The request:
Take every line that has the string "page" and copy it out.

Dataset content:
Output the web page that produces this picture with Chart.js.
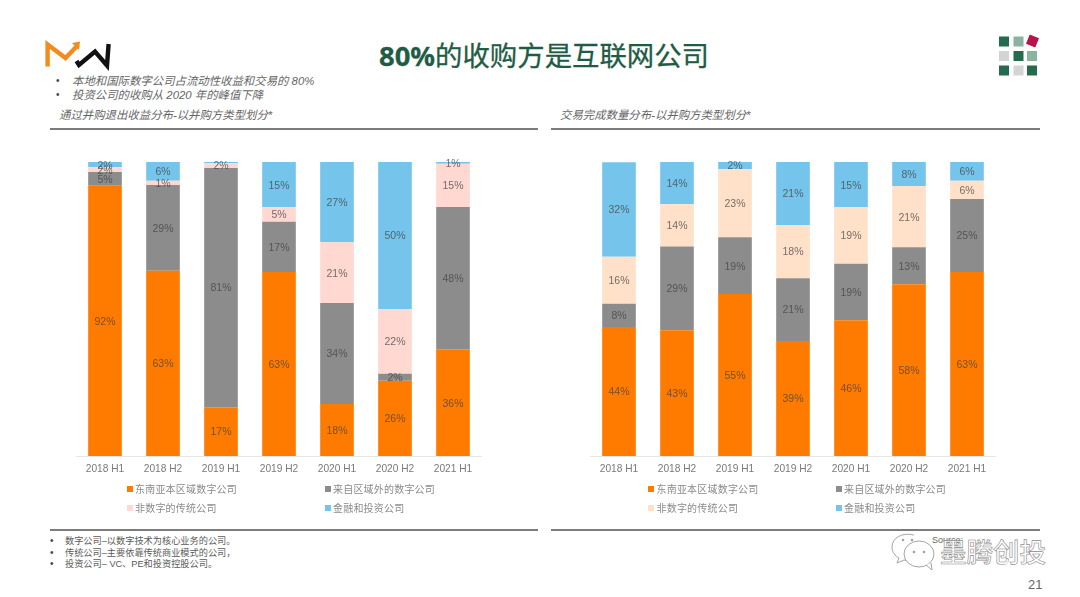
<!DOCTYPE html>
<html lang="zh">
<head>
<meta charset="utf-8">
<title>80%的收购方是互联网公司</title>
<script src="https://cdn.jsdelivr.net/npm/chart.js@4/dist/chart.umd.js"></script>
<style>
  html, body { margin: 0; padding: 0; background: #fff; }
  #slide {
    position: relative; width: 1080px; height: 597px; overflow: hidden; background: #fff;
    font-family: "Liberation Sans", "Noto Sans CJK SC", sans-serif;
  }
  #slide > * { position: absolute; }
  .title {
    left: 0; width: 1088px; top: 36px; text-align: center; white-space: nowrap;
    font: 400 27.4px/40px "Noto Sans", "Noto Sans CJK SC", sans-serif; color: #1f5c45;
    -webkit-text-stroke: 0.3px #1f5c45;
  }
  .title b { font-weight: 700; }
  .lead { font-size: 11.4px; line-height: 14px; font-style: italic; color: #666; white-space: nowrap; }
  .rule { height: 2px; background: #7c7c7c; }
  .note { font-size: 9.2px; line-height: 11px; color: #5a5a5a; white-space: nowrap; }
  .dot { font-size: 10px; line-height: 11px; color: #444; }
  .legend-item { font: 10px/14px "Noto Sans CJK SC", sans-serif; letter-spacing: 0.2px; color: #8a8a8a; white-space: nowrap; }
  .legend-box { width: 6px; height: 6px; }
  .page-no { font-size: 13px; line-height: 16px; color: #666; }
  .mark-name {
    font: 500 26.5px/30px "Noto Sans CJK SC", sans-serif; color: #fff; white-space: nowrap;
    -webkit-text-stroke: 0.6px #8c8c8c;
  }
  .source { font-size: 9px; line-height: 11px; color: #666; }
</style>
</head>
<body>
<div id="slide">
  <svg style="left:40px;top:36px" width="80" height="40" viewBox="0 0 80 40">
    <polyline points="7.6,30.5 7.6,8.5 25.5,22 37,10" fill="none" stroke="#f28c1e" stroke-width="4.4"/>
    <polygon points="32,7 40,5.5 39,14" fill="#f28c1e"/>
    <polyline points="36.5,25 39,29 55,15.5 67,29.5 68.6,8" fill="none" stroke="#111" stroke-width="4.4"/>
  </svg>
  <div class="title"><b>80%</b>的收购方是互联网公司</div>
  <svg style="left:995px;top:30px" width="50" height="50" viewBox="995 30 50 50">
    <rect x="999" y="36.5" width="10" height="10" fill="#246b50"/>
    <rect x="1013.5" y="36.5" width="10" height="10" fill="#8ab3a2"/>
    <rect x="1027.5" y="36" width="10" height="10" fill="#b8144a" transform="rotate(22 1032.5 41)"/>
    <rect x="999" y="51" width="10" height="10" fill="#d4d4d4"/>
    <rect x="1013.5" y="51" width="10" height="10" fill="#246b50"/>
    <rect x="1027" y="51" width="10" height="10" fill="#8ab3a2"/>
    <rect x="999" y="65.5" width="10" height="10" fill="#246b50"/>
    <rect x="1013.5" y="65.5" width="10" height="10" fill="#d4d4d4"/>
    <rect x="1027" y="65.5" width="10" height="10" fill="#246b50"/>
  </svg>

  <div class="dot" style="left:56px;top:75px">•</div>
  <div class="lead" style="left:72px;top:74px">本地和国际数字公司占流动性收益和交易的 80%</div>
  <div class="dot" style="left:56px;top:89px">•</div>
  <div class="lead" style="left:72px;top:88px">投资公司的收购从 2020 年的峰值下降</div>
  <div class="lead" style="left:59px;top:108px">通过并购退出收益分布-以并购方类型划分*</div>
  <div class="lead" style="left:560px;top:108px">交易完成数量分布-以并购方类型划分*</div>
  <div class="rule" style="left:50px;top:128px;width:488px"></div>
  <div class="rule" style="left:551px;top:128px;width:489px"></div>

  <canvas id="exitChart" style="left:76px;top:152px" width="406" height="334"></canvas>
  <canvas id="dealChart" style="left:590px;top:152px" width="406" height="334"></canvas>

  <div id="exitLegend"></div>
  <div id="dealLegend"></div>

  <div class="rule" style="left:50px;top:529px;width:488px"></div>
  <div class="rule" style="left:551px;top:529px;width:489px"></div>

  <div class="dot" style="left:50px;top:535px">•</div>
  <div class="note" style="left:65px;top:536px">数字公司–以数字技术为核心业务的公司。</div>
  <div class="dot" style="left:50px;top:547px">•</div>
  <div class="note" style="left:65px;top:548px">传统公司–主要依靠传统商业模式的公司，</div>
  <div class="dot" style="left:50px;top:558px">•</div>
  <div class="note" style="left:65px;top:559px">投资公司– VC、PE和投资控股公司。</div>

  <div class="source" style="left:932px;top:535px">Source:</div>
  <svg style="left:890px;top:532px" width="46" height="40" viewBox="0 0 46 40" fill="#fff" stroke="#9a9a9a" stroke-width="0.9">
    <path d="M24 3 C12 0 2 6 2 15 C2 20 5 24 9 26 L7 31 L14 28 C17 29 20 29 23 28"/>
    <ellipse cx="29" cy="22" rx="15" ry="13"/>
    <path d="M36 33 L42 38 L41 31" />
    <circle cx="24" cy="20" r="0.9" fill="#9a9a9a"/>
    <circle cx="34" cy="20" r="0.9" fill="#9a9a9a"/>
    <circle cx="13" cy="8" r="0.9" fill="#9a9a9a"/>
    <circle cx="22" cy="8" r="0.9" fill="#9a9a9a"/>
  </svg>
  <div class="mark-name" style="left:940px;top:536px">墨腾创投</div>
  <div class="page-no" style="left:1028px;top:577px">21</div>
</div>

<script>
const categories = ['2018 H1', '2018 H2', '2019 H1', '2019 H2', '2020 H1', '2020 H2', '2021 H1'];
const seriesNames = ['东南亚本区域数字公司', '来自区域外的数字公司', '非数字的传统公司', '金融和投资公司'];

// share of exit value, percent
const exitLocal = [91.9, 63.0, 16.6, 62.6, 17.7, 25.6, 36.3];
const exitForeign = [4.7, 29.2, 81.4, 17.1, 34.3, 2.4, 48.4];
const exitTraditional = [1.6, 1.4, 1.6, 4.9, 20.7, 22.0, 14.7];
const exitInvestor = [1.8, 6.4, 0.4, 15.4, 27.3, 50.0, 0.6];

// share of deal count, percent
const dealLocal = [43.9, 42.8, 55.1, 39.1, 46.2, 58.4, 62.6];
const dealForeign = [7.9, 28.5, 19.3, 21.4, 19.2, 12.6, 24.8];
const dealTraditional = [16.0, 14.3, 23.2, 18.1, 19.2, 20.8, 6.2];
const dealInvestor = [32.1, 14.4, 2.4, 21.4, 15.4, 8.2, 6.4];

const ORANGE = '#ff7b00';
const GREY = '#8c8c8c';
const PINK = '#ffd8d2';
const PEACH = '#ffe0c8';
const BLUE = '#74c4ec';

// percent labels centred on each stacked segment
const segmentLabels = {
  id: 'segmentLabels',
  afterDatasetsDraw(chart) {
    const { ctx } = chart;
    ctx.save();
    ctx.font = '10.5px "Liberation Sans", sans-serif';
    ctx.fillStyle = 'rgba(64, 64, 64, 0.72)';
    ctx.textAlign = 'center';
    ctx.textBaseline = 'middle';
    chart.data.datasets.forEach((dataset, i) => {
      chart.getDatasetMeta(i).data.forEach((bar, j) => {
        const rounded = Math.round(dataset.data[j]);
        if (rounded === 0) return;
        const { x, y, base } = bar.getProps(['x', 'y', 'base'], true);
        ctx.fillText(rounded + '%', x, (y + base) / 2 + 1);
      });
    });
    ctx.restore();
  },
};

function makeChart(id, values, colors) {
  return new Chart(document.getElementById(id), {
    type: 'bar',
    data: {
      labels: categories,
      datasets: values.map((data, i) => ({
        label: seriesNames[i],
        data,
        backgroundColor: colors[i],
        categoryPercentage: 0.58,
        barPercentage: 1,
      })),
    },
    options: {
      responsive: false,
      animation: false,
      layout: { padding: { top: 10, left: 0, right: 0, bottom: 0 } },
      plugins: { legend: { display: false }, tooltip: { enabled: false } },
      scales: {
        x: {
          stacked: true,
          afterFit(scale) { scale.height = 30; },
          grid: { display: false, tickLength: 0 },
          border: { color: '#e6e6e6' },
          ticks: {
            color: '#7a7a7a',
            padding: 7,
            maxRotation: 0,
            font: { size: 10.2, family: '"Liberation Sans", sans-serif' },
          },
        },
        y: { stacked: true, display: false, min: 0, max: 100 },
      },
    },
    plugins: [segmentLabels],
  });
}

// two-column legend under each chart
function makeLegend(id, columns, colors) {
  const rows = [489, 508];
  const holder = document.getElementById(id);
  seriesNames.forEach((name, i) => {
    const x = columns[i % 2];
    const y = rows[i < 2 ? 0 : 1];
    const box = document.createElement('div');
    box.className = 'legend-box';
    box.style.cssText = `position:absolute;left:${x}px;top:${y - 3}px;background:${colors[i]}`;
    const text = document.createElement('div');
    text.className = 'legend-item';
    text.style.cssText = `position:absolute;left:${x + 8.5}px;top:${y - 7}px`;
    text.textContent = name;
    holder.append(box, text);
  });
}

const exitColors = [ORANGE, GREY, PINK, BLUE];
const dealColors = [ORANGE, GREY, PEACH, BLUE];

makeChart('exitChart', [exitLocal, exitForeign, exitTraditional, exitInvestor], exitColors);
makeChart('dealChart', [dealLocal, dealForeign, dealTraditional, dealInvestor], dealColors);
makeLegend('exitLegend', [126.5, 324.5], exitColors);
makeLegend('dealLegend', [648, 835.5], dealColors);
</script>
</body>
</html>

Task output:
Output the web page that produces this picture with Chart.js.
  .page-no { font-size: 13px; line-height: 16px; color: #666; }
  <div class="page-no" style="left:1028px;top:577px">21</div>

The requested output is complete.